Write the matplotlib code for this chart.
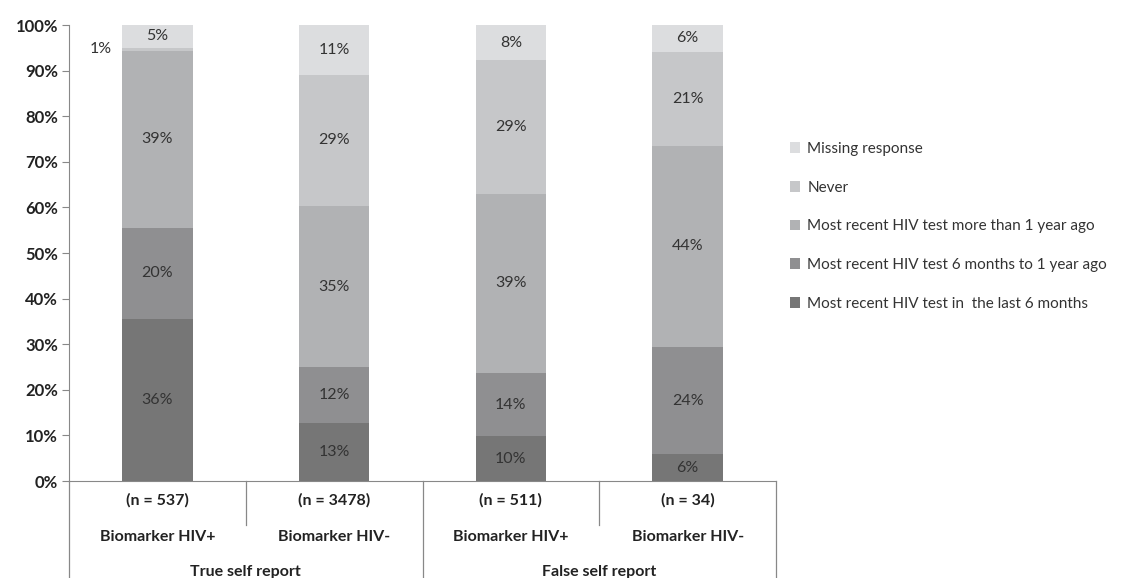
import numpy as np
import matplotlib.pyplot as plt

plt.rcParams['font.family'] = ['Lato', 'DejaVu Sans']

# Datos (porcentajes)
n_labels = ["(n = 537)", "(n = 3478)", "(n = 511)", "(n = 34)"]
biomarker = ["Biomarker HIV+", "Biomarker HIV-", "Biomarker HIV+", "Biomarker HIV-"]
groups = ["True self report", "False self report"]

series = ["Most recent HIV test in  the last 6 months",
          "Most recent HIV test 6 months to 1 year ago",
          "Most recent HIV test more than 1 year ago",
          "Never",
          "Missing response"]
last_6m = [35.6, 12.7, 9.8, 5.9]
six_to_12m = [19.9, 12.3, 13.9, 23.5]
over_1y = [38.8, 35.3, 39.3, 44.1]
never = [0.7, 28.8, 29.3, 20.6]
missing = [5.0, 10.9, 7.7, 5.9]
values = [last_6m, six_to_12m, over_1y, never, missing]
colors = ["#767676", "#8f8f91", "#b1b2b4", "#c6c7c9", "#dcdddf"]

fig = plt.figure(figsize=(11.29, 5.78), dpi=100)
ax = fig.add_axes([69 / 1129, 97 / 578, 707 / 1129, 456 / 578])

x = np.arange(4)
bottom = np.zeros(4)
for vals, col, name in zip(values, colors, series):
    ax.bar(x, vals, 0.4, bottom=bottom, color=col, label=name, zorder=2)
    for i, v in enumerate(vals):
        txt = f"{round(v):.0f}%"
        xpos = i - 0.32 if v < 2 else i
        ax.text(xpos, bottom[i] + v / 2, txt, ha='center', va='center',
                fontsize=11.5, color='#333333')
    bottom += np.array(vals)

ax.set_xlim(-0.5, 3.5)
ax.set_ylim(0, 100)
ax.set_yticks(np.arange(0, 101, 10))
ax.set_yticklabels([f"{t}%" for t in range(0, 101, 10)], fontweight='bold',
                   fontsize=12, color='#222222')
ax.set_xticks([])
ax.tick_params(axis='y', length=5, color='#888888', direction='out', pad=3)
for s in ['top', 'right']:
    ax.spines[s].set_visible(False)
ax.spines['left'].set_color('#888888')
ax.spines['bottom'].set_color('#888888')

# Tabla de categorias bajo el eje
tr = ax.transAxes
for k in range(5):
    xpos = k / 4
    y_end = -0.213 if k in (0, 2, 4) else -0.0965
    ax.plot([xpos, xpos], [0, y_end], transform=tr, color='#888888',
            lw=0.9, clip_on=False)
for i in range(4):
    xc = (i + 0.5) / 4
    ax.text(xc, -0.042, n_labels[i], transform=tr, ha='center', va='center',
            fontsize=11.5, fontweight='bold', color='#222222')
    ax.text(xc, -0.123, biomarker[i], transform=tr, ha='center', va='center',
            fontsize=11.5, fontweight='bold', color='#222222')
for j, g in enumerate(groups):
    ax.text(0.25 + 0.5 * j, -0.200, g, transform=tr, ha='center', va='center',
            fontsize=11.5, fontweight='bold', color='#222222')

handles, labels = ax.get_legend_handles_labels()
fig.legend(handles[::-1], labels[::-1], loc='upper left',
           bbox_to_anchor=(776 / 1129, 1 - 128 / 578), frameon=False,
           fontsize=11, handlelength=0.7, handleheight=0.7,
           labelspacing=1.62, handletextpad=0.45, labelcolor='#333333')

fig.savefig("out.png", dpi=100)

* _Goal_:
Repeat the full listing above exactly, with no pictures in the copy.

* _Worked solution_:
Write the matplotlib code for this chart.
import numpy as np
import matplotlib.pyplot as plt

plt.rcParams['font.family'] = ['Lato', 'DejaVu Sans']

# Datos (porcentajes)
n_labels = ["(n = 537)", "(n = 3478)", "(n = 511)", "(n = 34)"]
biomarker = ["Biomarker HIV+", "Biomarker HIV-", "Biomarker HIV+", "Biomarker HIV-"]
groups = ["True self report", "False self report"]

series = ["Most recent HIV test in  the last 6 months",
          "Most recent HIV test 6 months to 1 year ago",
          "Most recent HIV test more than 1 year ago",
          "Never",
          "Missing response"]
last_6m = [35.6, 12.7, 9.8, 5.9]
six_to_12m = [19.9, 12.3, 13.9, 23.5]
over_1y = [38.8, 35.3, 39.3, 44.1]
never = [0.7, 28.8, 29.3, 20.6]
missing = [5.0, 10.9, 7.7, 5.9]
values = [last_6m, six_to_12m, over_1y, never, missing]
colors = ["#767676", "#8f8f91", "#b1b2b4", "#c6c7c9", "#dcdddf"]

fig = plt.figure(figsize=(11.29, 5.78), dpi=100)
ax = fig.add_axes([69 / 1129, 97 / 578, 707 / 1129, 456 / 578])

x = np.arange(4)
bottom = np.zeros(4)
for vals, col, name in zip(values, colors, series):
    ax.bar(x, vals, 0.4, bottom=bottom, color=col, label=name, zorder=2)
    for i, v in enumerate(vals):
        txt = f"{round(v):.0f}%"
        xpos = i - 0.32 if v < 2 else i
        ax.text(xpos, bottom[i] + v / 2, txt, ha='center', va='center',
                fontsize=11.5, color='#333333')
    bottom += np.array(vals)

ax.set_xlim(-0.5, 3.5)
ax.set_ylim(0, 100)
ax.set_yticks(np.arange(0, 101, 10))
ax.set_yticklabels([f"{t}%" for t in range(0, 101, 10)], fontweight='bold',
                   fontsize=12, color='#222222')
ax.set_xticks([])
ax.tick_params(axis='y', length=5, color='#888888', direction='out', pad=3)
for s in ['top', 'right']:
    ax.spines[s].set_visible(False)
ax.spines['left'].set_color('#888888')
ax.spines['bottom'].set_color('#888888')

# Tabla de categorias bajo el eje
tr = ax.transAxes
for k in range(5):
    xpos = k / 4
    y_end = -0.213 if k in (0, 2, 4) else -0.0965
    ax.plot([xpos, xpos], [0, y_end], transform=tr, color='#888888',
            lw=0.9, clip_on=False)
for i in range(4):
    xc = (i + 0.5) / 4
    ax.text(xc, -0.042, n_labels[i], transform=tr, ha='center', va='center',
            fontsize=11.5, fontweight='bold', color='#222222')
    ax.text(xc, -0.123, biomarker[i], transform=tr, ha='center', va='center',
            fontsize=11.5, fontweight='bold', color='#222222')
for j, g in enumerate(groups):
    ax.text(0.25 + 0.5 * j, -0.200, g, transform=tr, ha='center', va='center',
            fontsize=11.5, fontweight='bold', color='#222222')

handles, labels = ax.get_legend_handles_labels()
fig.legend(handles[::-1], labels[::-1], loc='upper left',
           bbox_to_anchor=(776 / 1129, 1 - 128 / 578), frameon=False,
           fontsize=11, handlelength=0.7, handleheight=0.7,
           labelspacing=1.62, handletextpad=0.45, labelcolor='#333333')

fig.savefig("out.png", dpi=100)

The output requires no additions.